Glad to see you had a wonderful time and yes you are right Tournaments can be very hectic


----------



## Brandon Fisher (Dec 29, 2006)

Congratulations to you and your group.  Tournament rules vary but it seems maybe it was a excessive contact issue.  Just always remember if they say little to mid contact its a fine line.


----------



## shotokan-kez (Dec 30, 2006)

Congrats to you, seems like you all did very well. I have never entered a taurnament before, so i wouldn't know on that aspect...something i have always wanted to do though.


----------



## Sensei Tom O'Brien (Jan 1, 2007)

Thanks everyone.  I agree that point karate has little to do with reality.
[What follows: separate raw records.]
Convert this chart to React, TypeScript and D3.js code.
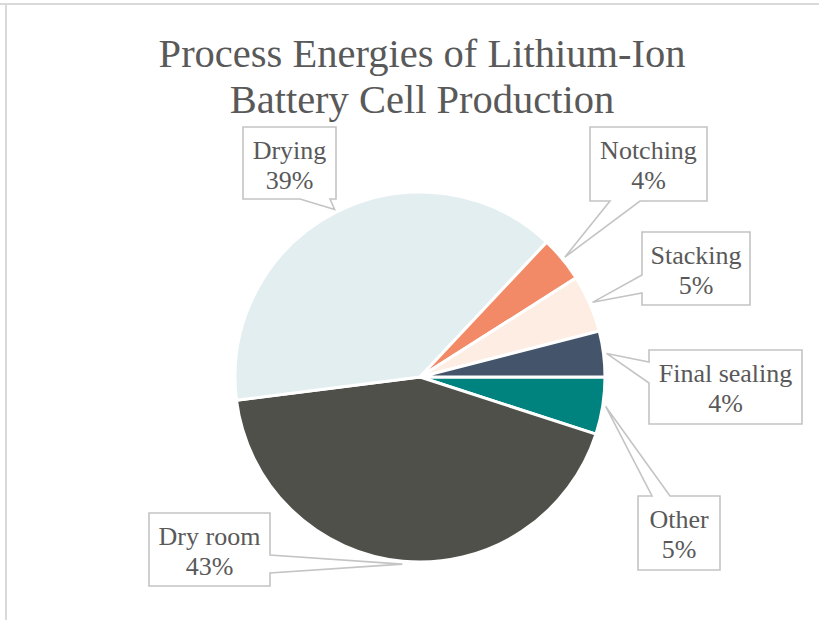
import { useEffect, useRef } from "react";
import * as d3 from "d3";

// 데이터 (시계 3시 방향부터 시계방향 순서)
const categories = ["Other", "Dry room", "Drying", "Notching", "Stacking", "Final sealing"];
const shares = [5, 43, 39, 4, 5, 4];
const sliceColors = ["#00837F", "#50504B", "#E2EEF0", "#F28A68", "#FDEDE2", "#44546A"];
const titleLines = ["Process Energies of Lithium-Ion", "Battery Cell Production"];

// 라벨 박스 위치 (수동 배치), side = 꼬리가 나오는 면, a/b = 꼬리 시작/끝 좌표
const calloutLayout = [
  { x: 638, y: 496, w: 82, h: 74, side: "top", a: 652, b: 670 },
  { x: 149, y: 513, w: 121, h: 73, side: "right", a: 555, b: 573 },
  { x: 243, y: 127, w: 93, h: 72, side: "bottom", a: 300, b: 330 },
  { x: 590, y: 127, w: 117, h: 74, side: "bottom", a: 610, b: 640 },
  { x: 642, y: 232, w: 108, h: 73, side: "left", a: 275, b: 293 },
  { x: 649, y: 350, w: 153, h: 74, side: "left", a: 362, b: 383 },
];

const FONT = "'Liberation Serif', 'DejaVu Serif', serif";

const App = () => {
  const svgRef = useRef<SVGSVGElement>(null);

  useEffect(() => {
    if (!svgRef.current) return;
    const width = 819;
    const height = 620;
    const cx = 420;
    const cy = 377;
    const radius = 185;

    const svg = d3.select(svgRef.current);
    svg.selectAll("*").remove();
    svg.attr("width", width).attr("height", height);

    // 차트 테두리
    svg.append("line").attr("x1", 0).attr("x2", width).attr("y1", 4).attr("y2", 4)
      .attr("stroke", "#d9d9d9").attr("stroke-width", 2);
    svg.append("line").attr("x1", 6).attr("x2", 6).attr("y1", 4).attr("y2", height)
      .attr("stroke", "#d9d9d9").attr("stroke-width", 2);

    // 제목
    svg.append("text")
      .attr("x", 422)
      .attr("y", 67)
      .attr("text-anchor", "middle")
      .style("font-family", FONT)
      .style("font-size", "40.5px")
      .attr("fill", "#595959")
      .selectAll("tspan")
      .data(titleLines)
      .join("tspan")
      .attr("x", 422)
      .attr("dy", (d, i) => (i === 0 ? 0 : 46))
      .text((d) => d);

    const data = categories.map((c, i) => ({ name: c, value: shares[i], color: sliceColors[i], layout: calloutLayout[i] }));

    const pie = d3.pie<any>()
      .value((d) => d.value)
      .sort(null)
      .startAngle(Math.PI / 2)
      .endAngle(Math.PI / 2 + 2 * Math.PI);
    const arcs = pie(data);
    const arc = d3.arc<any>().innerRadius(0).outerRadius(radius);

    const g = svg.append("g").attr("transform", `translate(${cx}, ${cy})`);
    g.selectAll("path")
      .data(arcs)
      .join("path")
      .attr("d", arc)
      .attr("fill", (d) => d.data.color)
      .attr("stroke", "#ffffff")
      .attr("stroke-width", 3)
      .attr("stroke-linejoin", "round");

    // 말풍선 모양 라벨 경로
    const calloutPath = (L: any, tx: number, ty: number) => {
      const { x, y, w, h, side, a, b } = L;
      const p = d3.path();
      p.moveTo(x, y);
      if (side === "top") { p.lineTo(a, y); p.lineTo(tx, ty); p.lineTo(b, y); }
      p.lineTo(x + w, y);
      if (side === "right") { p.lineTo(x + w, a); p.lineTo(tx, ty); p.lineTo(x + w, b); }
      p.lineTo(x + w, y + h);
      if (side === "bottom") { p.lineTo(b, y + h); p.lineTo(tx, ty); p.lineTo(a, y + h); }
      p.lineTo(x, y + h);
      if (side === "left") { p.lineTo(x, b); p.lineTo(tx, ty); p.lineTo(x, a); }
      p.closePath();
      return p.toString();
    };

    const labels = svg.selectAll(".callout").data(arcs).join("g").attr("class", "callout");
    labels.append("path")
      .attr("d", (d) => {
        const mid = (d.startAngle + d.endAngle) / 2;
        const tx = cx + (radius + 3) * Math.sin(mid);
        const ty = cy - (radius + 3) * Math.cos(mid);
        return calloutPath(d.data.layout, tx, ty);
      })
      .attr("fill", "#ffffff")
      .attr("stroke", "#c4c4c4")
      .attr("stroke-width", 1.6)
      .attr("stroke-linejoin", "miter");

    const fmt = d3.format(".0%");
    const txt = labels.append("text")
      .attr("text-anchor", "middle")
      .style("font-family", FONT)
      .style("font-size", "26px")
      .attr("fill", "#595959");
    txt.append("tspan")
      .attr("x", (d) => d.data.layout.x + d.data.layout.w / 2)
      .attr("y", (d) => d.data.layout.y + 32)
      .text((d) => d.data.name);
    txt.append("tspan")
      .attr("x", (d) => d.data.layout.x + d.data.layout.w / 2)
      .attr("y", (d) => d.data.layout.y + 62)
      .text((d) => fmt(d.data.value / d3.sum(shares)));
  }, []);

  return (
    <div style={{ position: "absolute", left: 0, top: 0 }}>
      <svg ref={svgRef} style={{ display: "block" }}></svg>
    </div>
  );
};

export default App;
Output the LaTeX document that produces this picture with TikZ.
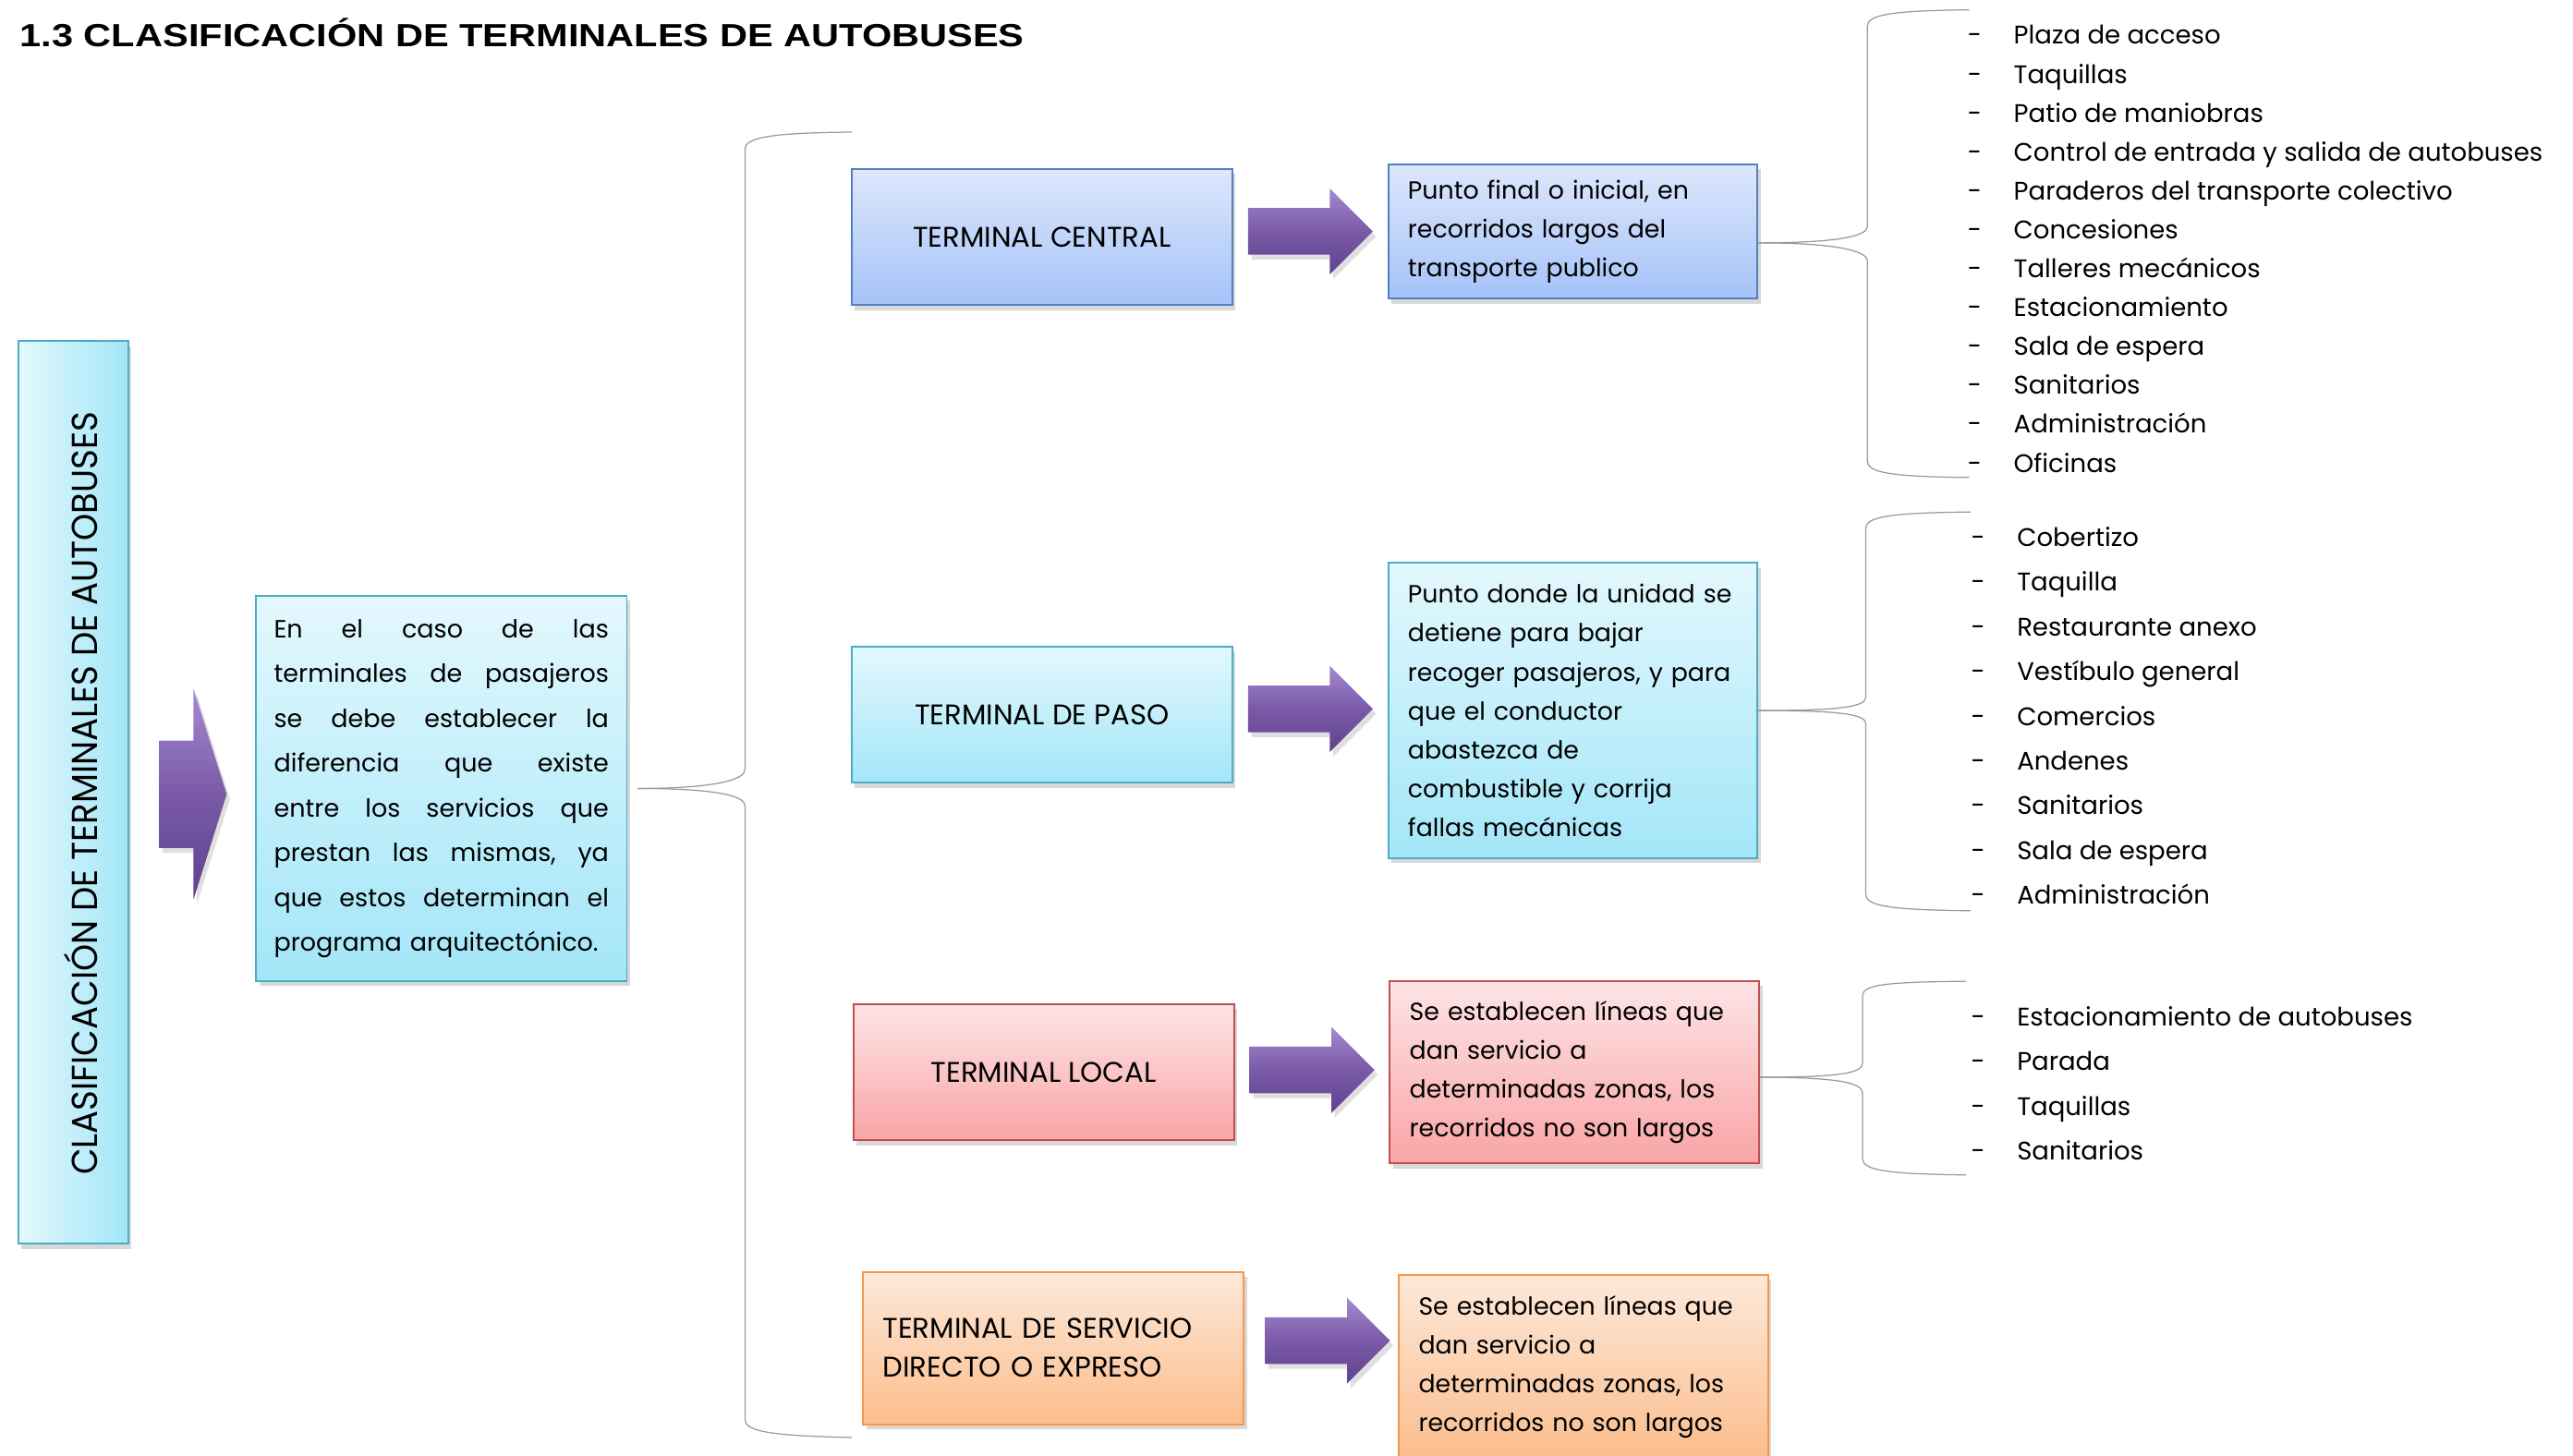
\documentclass[tikz,border=0pt]{standalone}
\usepackage{fontspec}
\setmainfont{Poppins}
\newfontfamily\titulofont{Liberation Sans}[FakeStretch=1.2]
\newfontfamily\estrecha{Poppins}[FakeStretch=0.95]
\usetikzlibrary{shapes.arrows,shadows}

\definecolor{azulborde}{HTML}{4F81BD}
\definecolor{azularriba}{HTML}{DDE7FC}
\definecolor{azulabajo}{HTML}{A5C3F8}
\definecolor{cianborde}{HTML}{4BACC6}
\definecolor{cianarriba}{HTML}{E3F8FD}
\definecolor{cianabajo}{HTML}{A3E6F8}
\definecolor{rojoborde}{HTML}{C0504D}
\definecolor{rojoarriba}{HTML}{FDE4E6}
\definecolor{rojoabajo}{HTML}{F9A5A6}
\definecolor{naranjaborde}{HTML}{F79646}
\definecolor{naranjaarriba}{HTML}{FDE9DA}
\definecolor{naranjaabajo}{HTML}{FBBD8C}
\definecolor{moradoclaro}{HTML}{A68AD2}
\definecolor{morado}{HTML}{7A5AA6}
\definecolor{moradooscuro}{HTML}{5E4290}
\definecolor{llavegris}{HTML}{9A9A9A}

\tikzstyle{caja}=[rectangle, line width=1.1pt, inner sep=0pt, drop shadow={shadow xshift=2pt, shadow yshift=-3pt, opacity=0.3}, font=\fontsize{15.1}{23.7}\selectfont]
\tikzstyle{azul}=[caja, draw=azulborde, top color=azularriba, bottom color=azulabajo]
\tikzstyle{cian}=[caja, draw=cianborde, top color=cianarriba, bottom color=cianabajo]
\tikzstyle{rojo}=[caja, draw=rojoborde, top color=rojoarriba, bottom color=rojoabajo]
\tikzstyle{naranja}=[caja, draw=naranjaborde, top color=naranjaarriba, bottom color=naranjaabajo]
\tikzstyle{terminal}=[minimum width=232pt, minimum height=83pt, font=\fontsize{17.3}{23.7}\selectfont]
\tikzstyle{texto}=[text width=201pt, inner xsep=12pt, align=left, minimum width=225pt]
\tikzstyle{flecha}=[single arrow, inner sep=0pt, inner ysep=14pt, single arrow tip angle=90, single arrow head extend=12pt, minimum height=76pt, top color=moradoclaro, bottom color=moradooscuro, middle color=morado, drop shadow={shadow xshift=2pt, shadow yshift=-3pt, opacity=0.25}]
\tikzstyle{llave}=[draw=llavegris, line width=0.7pt]
\tikzstyle{item}=[anchor=base west, inner sep=0pt, font=\fontsize{15.5}{19}\selectfont]
\newcommand{\guion}{\makebox[28pt][l]{-}}

\begin{document}
\begin{tikzpicture}[x=1pt, y=-1pt]
	\useasboundingbox[fill=white] (0,0) rectangle (1568,887);

	\node[anchor=base west, inner sep=0pt, font=\titulofont\bfseries\fontsize{19.5}{20}\selectfont] (titulo) at (12,28.5) {1.3 CLASIFICACIÓN DE TERMINALES DE AUTOBUSES};

	% columna izquierda
	\node[caja, draw=cianborde, left color=cianarriba, right color=cianabajo, minimum width=67pt, minimum height=550pt] (lateral) at (44.5,483) {};
	\node[rotate=90, font=\estrecha\fontsize{22}{22}\selectfont] (textolateral) at (49,483.5) {CLASIFICACIÓN DE TERMINALES DE AUTOBUSES};

	\node[flecha, minimum height=41pt, inner ysep=32.5pt, single arrow head extend=31.5pt, single arrow tip angle=145] (f0) at (112.5,484) {};

	\node[cian, text width=204pt, inner xsep=11pt, align=left, minimum height=235pt, font=\fontsize{15.2}{27.3}\selectfont] (desc) at (269,480.5) {%
		\makebox[204pt]{En\hfill el\hfill caso\hfill de\hfill las}\\
		\makebox[204pt]{terminales\hfill de\hfill pasajeros}\\
		\makebox[204pt]{se\hfill debe\hfill establecer\hfill la}\\
		\makebox[204pt]{diferencia\hfill que\hfill existe}\\
		\makebox[204pt]{entre\hfill los\hfill servicios\hfill que}\\
		\makebox[204pt]{prestan\hfill las\hfill mismas,\hfill ya}\\
		\makebox[204pt]{que\hfill estos\hfill determinan\hfill el}\\
		\mbox{programa arquitectónico.}};

	% tipos de terminal
	\node[azul, terminal] (central) at (635,144.5) {TERMINAL CENTRAL};
	\node[cian, terminal] (paso) at (635,435.5) {TERMINAL DE PASO};
	\node[rojo, terminal] (local) at (636,653.5) {TERMINAL LOCAL};
	\node[naranja, terminal, minimum height=93pt, text width=208pt, inner xsep=12pt, align=left] (servicio) at (642,821.5) {TERMINAL DE SERVICIO\\DIRECTO O EXPRESO};

	\node[flecha] (f1) at (791.5,141) {};
	\node[flecha] (f2) at (791.5,432) {};
	\node[flecha] (f3) at (792.5,652) {};
	\node[flecha] (f4) at (802,817) {};

	\node[azul, texto, minimum height=82pt] (d1) at (958.5,141) {Punto final o inicial, en\\recorridos largos del\\transporte publico};
	\node[cian, texto, minimum height=180pt] (d2) at (958.5,433) {Punto donde la unidad se\\detiene para bajar\\recoger pasajeros, y para\\que el conductor\\abastezca de\\combustible y corrija\\fallas mecánicas};
	\node[rojo, texto, minimum height=111pt] (d3) at (959.5,653.5) {Se establecen líneas que\\dan servicio a\\determinadas zonas, los\\recorridos no son largos};
	\node[naranja, texto, minimum height=112pt] (d4) at (965,833) {Se establecen líneas que\\dan servicio a\\determinadas zonas, los\\recorridos no son largos};

	% llaves
	\coordinate (ll0a) at (519,80.5);
	\coordinate (ll0b) at (519,876);
	\draw[llave] ([xshift=6pt]desc.east) .. controls +(48,0) and (454,475) .. (454,469) -- (454,91) .. controls (454,84) and (468,81) .. (ll0a);
	\draw[llave] ([xshift=6pt]desc.east) .. controls +(48,0) and (454,485) .. (454,491) -- (454,865) .. controls (454,872) and (468,875) .. (ll0b);

	\coordinate (ll1a) at (1200,6);
	\coordinate (ll1b) at (1200,291);
	\draw[llave] ([yshift=-7pt]d1.east) .. controls +(48,0) and (1138,144) .. (1138,138) -- (1138,16) .. controls (1138,9) and (1152,6.5) .. (ll1a);
	\draw[llave] ([yshift=-7pt]d1.east) .. controls +(48,0) and (1138,153) .. (1138,159) -- (1138,281) .. controls (1138,288) and (1152,290.5) .. (ll1b);

	\coordinate (ll2a) at (1201,312);
	\coordinate (ll2b) at (1201,555);
	\draw[llave] (d2.east) .. controls +(48,0) and (1137,431) .. (1137,425) -- (1137,322) .. controls (1137,315) and (1151,312.5) .. (ll2a);
	\draw[llave] (d2.east) .. controls +(48,0) and (1137,435) .. (1137,441) -- (1137,545) .. controls (1137,552) and (1151,554.5) .. (ll2b);

	\coordinate (ll3a) at (1198,598);
	\coordinate (ll3b) at (1198,716);
	\draw[llave] ([yshift=-3pt]d3.east) .. controls +(48,0) and (1135,654) .. (1135,648) -- (1135,607) .. controls (1135,600) and (1149,598.5) .. (ll3a);
	\draw[llave] ([yshift=-3pt]d3.east) .. controls +(48,0) and (1135,660) .. (1135,666) -- (1135,706) .. controls (1135,713) and (1149,715.5) .. (ll3b);

	% listas
	\foreach \t [count=\i from 0] in {Plaza de acceso, Taquillas, Patio de maniobras, Control de entrada y salida de autobuses, Paraderos del transporte colectivo, Concesiones, Talleres mecánicos, Estacionamiento, Sala de espera, Sanitarios, Administración, Oficinas}
		\node[item] (ca\i) at (1199,27+23.7*\i) {\guion\t};

	\foreach \t [count=\i from 0] in {Cobertizo, Taquilla, Restaurante anexo, Vestíbulo general, Comercios, Andenes, Sanitarios, Sala de espera, Administración}
		\node[item] (pa\i) at (1201,333+27.25*\i) {\guion\t};

	\foreach \t [count=\i from 0] in {Estacionamiento de autobuses, Parada, Taquillas, Sanitarios}
		\node[item] (lo\i) at (1201,625+27.3*\i) {\guion\t};
\end{tikzpicture}
\end{document}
The competition part does motivate me to be in the best shape I can possibly be in though. So for me it works well for my motivation. It also exposes us to more varied styles & techniques. One other benefit can be facing the unknown & facing fear. Believe it or not most people are more afraid of looking bad, being embarrassed even more than taking a beating.  Even if you only enter kata, breaking, self defense or weapons it is still a challenge.  When you face your fears & overcome them you have grown. Sometimes point karate is the closest thing you can get to a real fight 'legally'. I come from NY & I have seen competitors enter tournaments for one & only one purpose - to break your jaw. The hell with the points. You never know who you are facing or what his motives are. Deal with these fears & it might help you on the street.  Again these are some of the things that I get out tournaments. Other people may have different reasons.
Thanks,
Sensei Tom


----------